Will you output the lines between the ones holding "Convert this chart" and "from matplotlib.lines import Line2D", inclusive, exactly as they stand, and only those lines, with the pictures left out?

## Begin LISTED ENTRIES

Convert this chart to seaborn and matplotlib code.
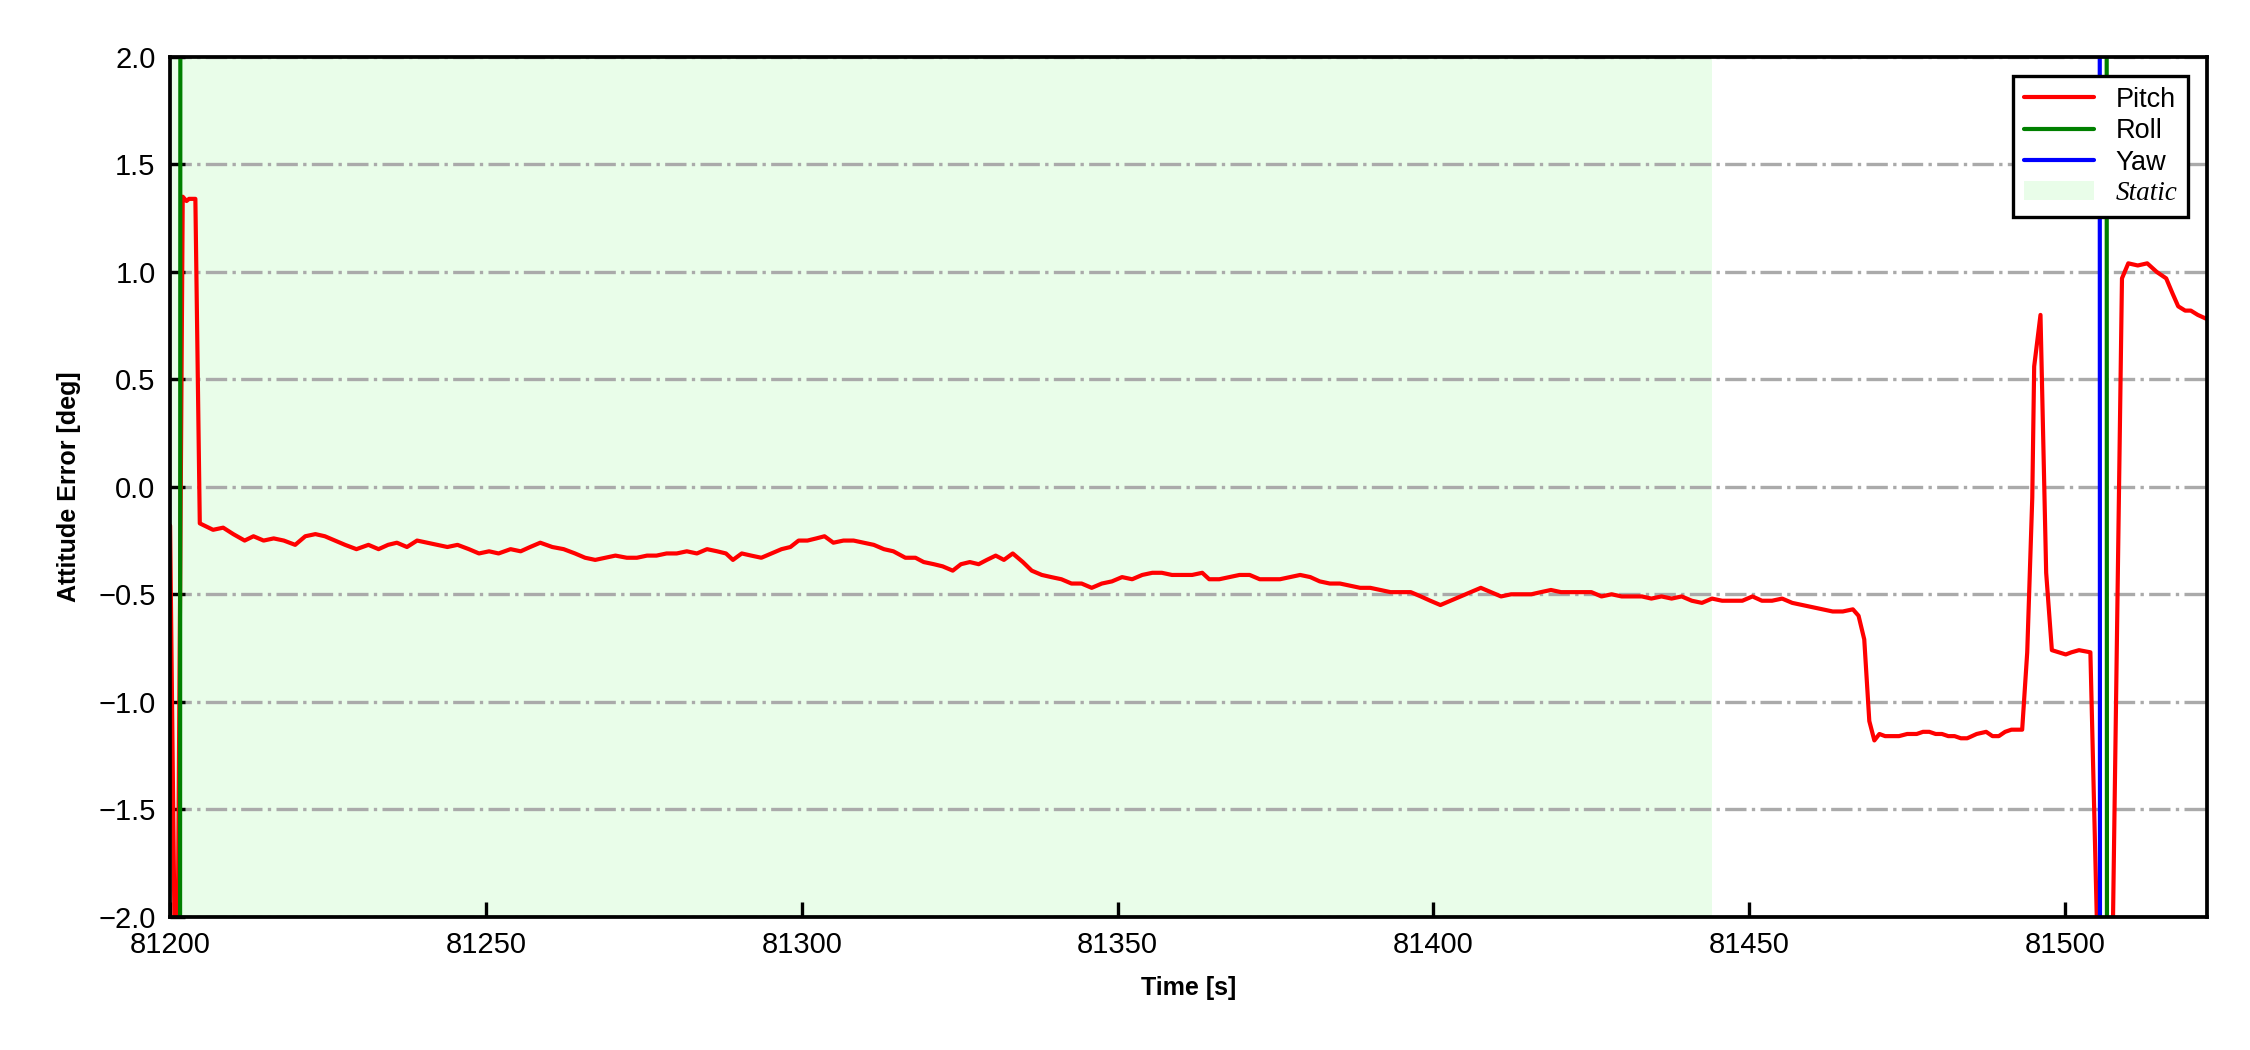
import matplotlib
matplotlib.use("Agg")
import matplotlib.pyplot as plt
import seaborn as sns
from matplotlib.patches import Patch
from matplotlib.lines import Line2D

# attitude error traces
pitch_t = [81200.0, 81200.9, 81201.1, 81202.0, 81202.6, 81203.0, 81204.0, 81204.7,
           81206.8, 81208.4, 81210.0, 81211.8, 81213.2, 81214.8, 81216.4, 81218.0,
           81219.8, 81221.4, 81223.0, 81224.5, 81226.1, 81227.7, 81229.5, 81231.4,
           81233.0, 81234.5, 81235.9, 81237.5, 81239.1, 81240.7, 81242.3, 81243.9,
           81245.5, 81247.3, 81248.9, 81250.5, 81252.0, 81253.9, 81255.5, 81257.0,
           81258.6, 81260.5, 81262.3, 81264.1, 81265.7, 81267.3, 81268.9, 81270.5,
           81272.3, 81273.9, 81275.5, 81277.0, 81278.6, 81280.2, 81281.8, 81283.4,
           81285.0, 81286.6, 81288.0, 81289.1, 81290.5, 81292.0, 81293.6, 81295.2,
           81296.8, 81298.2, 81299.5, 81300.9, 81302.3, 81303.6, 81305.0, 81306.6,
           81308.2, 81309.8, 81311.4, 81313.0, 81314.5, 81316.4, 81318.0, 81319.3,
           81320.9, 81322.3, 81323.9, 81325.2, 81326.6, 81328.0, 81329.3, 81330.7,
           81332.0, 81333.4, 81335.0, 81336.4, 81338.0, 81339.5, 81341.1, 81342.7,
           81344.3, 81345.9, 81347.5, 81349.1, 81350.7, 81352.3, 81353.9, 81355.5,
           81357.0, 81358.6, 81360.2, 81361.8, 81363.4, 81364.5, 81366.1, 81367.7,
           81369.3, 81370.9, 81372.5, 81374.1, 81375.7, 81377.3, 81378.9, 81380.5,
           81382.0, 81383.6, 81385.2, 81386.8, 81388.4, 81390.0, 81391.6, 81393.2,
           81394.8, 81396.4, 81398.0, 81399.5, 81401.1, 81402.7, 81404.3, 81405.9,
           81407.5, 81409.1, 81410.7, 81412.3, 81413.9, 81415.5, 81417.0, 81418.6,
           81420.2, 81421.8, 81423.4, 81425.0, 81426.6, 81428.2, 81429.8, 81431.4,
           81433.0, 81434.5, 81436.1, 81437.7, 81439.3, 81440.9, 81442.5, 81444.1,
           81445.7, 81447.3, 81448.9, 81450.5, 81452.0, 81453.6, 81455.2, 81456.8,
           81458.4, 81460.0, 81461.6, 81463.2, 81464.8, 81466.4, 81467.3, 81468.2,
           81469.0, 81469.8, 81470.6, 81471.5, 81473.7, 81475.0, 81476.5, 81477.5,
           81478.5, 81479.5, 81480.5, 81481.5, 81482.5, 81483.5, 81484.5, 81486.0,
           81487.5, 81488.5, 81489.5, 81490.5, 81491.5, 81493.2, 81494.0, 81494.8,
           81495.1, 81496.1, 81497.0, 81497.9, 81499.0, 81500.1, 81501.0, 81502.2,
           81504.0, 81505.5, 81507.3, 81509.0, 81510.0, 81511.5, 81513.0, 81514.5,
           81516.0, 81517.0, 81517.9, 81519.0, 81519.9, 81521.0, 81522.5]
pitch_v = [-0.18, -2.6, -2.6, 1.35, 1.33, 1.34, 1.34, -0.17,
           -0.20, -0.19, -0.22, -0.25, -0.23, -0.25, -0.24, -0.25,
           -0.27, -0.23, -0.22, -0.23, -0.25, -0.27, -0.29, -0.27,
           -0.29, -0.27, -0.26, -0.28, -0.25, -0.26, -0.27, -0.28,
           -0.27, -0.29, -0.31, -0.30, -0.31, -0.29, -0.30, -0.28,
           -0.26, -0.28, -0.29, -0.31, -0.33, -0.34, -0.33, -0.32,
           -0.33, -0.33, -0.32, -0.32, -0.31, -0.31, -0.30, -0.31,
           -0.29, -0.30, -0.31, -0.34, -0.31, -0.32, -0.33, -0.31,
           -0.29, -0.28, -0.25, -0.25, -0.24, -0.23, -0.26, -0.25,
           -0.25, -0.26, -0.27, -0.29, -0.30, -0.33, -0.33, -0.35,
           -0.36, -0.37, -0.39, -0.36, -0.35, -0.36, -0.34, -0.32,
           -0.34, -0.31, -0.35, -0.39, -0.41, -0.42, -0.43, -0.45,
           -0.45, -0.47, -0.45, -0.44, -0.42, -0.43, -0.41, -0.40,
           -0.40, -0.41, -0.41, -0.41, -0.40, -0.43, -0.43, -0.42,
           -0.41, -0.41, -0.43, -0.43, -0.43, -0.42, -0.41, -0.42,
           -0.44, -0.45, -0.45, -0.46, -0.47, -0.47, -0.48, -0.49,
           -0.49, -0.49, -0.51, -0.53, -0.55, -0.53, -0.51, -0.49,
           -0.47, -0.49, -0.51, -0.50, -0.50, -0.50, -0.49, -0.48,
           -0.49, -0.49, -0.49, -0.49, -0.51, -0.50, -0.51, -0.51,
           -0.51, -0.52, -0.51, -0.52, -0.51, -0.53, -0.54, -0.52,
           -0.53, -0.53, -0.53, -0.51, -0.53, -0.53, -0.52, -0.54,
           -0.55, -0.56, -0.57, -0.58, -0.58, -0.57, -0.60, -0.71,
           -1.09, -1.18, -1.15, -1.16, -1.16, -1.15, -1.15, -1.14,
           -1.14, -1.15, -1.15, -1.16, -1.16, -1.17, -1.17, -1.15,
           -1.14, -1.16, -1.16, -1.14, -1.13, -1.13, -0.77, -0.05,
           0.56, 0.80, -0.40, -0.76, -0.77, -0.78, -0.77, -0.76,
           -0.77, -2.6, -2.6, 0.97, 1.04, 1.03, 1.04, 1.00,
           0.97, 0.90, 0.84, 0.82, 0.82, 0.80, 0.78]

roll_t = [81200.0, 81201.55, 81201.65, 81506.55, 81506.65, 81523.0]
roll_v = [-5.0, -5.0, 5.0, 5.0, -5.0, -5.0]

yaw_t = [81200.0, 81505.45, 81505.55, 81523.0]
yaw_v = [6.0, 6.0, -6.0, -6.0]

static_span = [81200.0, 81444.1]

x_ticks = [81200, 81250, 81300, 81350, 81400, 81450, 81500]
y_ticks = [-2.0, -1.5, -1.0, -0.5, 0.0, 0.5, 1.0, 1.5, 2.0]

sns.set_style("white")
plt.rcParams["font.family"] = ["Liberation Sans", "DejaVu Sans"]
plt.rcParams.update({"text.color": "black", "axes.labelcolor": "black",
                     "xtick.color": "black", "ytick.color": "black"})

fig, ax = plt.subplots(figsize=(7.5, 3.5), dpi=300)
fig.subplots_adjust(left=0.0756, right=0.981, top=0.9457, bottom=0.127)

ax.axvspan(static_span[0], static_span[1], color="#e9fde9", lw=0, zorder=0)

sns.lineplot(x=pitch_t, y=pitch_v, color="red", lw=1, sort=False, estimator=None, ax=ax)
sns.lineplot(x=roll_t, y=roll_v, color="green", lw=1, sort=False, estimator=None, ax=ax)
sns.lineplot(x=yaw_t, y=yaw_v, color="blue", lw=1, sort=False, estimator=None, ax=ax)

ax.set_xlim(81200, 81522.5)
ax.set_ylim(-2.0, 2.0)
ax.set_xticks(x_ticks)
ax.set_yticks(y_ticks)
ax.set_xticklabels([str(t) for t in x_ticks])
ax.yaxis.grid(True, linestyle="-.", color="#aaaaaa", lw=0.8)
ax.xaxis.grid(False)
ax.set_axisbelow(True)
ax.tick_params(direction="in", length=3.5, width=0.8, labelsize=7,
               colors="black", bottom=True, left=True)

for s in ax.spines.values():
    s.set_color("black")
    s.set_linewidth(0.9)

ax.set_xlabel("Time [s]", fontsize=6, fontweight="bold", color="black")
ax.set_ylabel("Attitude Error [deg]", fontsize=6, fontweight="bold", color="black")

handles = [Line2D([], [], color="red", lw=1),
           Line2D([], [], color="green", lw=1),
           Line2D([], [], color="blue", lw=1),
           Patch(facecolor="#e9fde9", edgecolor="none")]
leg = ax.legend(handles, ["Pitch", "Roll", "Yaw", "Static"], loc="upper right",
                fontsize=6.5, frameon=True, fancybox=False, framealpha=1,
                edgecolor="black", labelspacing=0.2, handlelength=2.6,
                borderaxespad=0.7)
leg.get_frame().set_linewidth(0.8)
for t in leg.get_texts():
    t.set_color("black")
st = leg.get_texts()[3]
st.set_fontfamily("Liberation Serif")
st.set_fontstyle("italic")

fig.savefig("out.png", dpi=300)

## End LISTED ENTRIES
## Begin LISTED ENTRIES

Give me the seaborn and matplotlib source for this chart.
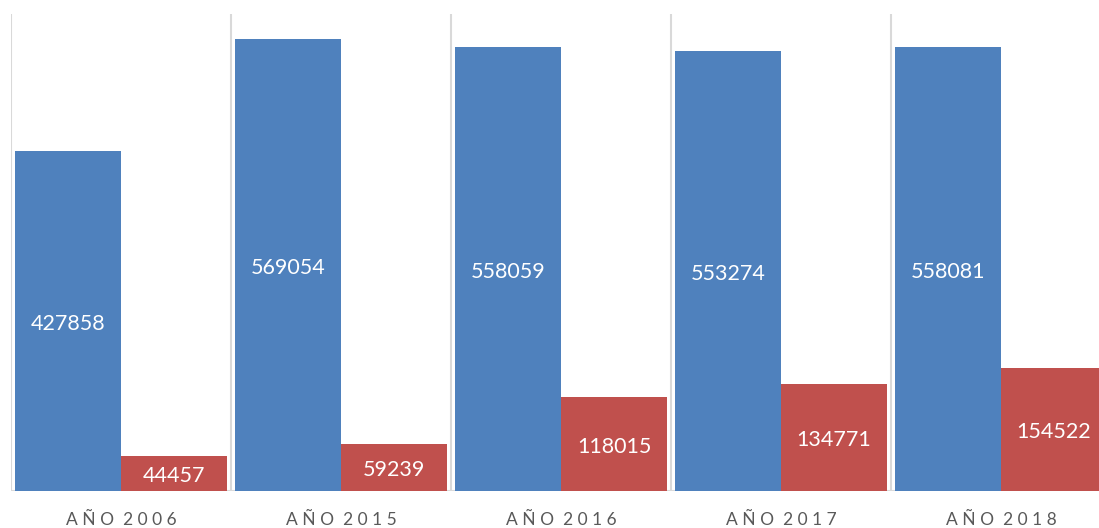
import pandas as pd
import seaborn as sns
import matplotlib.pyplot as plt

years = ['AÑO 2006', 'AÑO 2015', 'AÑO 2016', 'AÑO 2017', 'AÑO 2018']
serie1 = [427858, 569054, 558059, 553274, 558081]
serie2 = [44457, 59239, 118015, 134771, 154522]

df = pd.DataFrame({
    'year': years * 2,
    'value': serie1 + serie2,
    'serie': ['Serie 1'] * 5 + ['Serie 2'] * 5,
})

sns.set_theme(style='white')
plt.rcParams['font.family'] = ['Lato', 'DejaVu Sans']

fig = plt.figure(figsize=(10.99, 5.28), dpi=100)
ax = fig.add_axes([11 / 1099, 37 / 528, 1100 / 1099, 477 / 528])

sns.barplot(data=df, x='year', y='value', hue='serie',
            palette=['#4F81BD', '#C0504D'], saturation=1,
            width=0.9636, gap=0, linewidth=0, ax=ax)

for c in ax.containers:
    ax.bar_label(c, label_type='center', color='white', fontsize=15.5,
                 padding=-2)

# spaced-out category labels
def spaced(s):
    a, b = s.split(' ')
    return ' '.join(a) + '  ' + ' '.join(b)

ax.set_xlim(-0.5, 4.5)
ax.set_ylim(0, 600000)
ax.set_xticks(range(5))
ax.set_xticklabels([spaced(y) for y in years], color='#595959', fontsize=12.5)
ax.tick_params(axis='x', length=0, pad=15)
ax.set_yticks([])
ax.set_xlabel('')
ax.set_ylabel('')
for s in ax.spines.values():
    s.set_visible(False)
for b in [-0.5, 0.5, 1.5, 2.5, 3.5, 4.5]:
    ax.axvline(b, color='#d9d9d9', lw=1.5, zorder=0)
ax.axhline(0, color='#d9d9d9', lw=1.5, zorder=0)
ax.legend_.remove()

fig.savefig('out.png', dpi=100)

## End LISTED ENTRIES

EXPECTED ANSWER:
Convert this chart to seaborn and matplotlib code.
import matplotlib
matplotlib.use("Agg")
import matplotlib.pyplot as plt
import seaborn as sns
from matplotlib.patches import Patch
from matplotlib.lines import Line2D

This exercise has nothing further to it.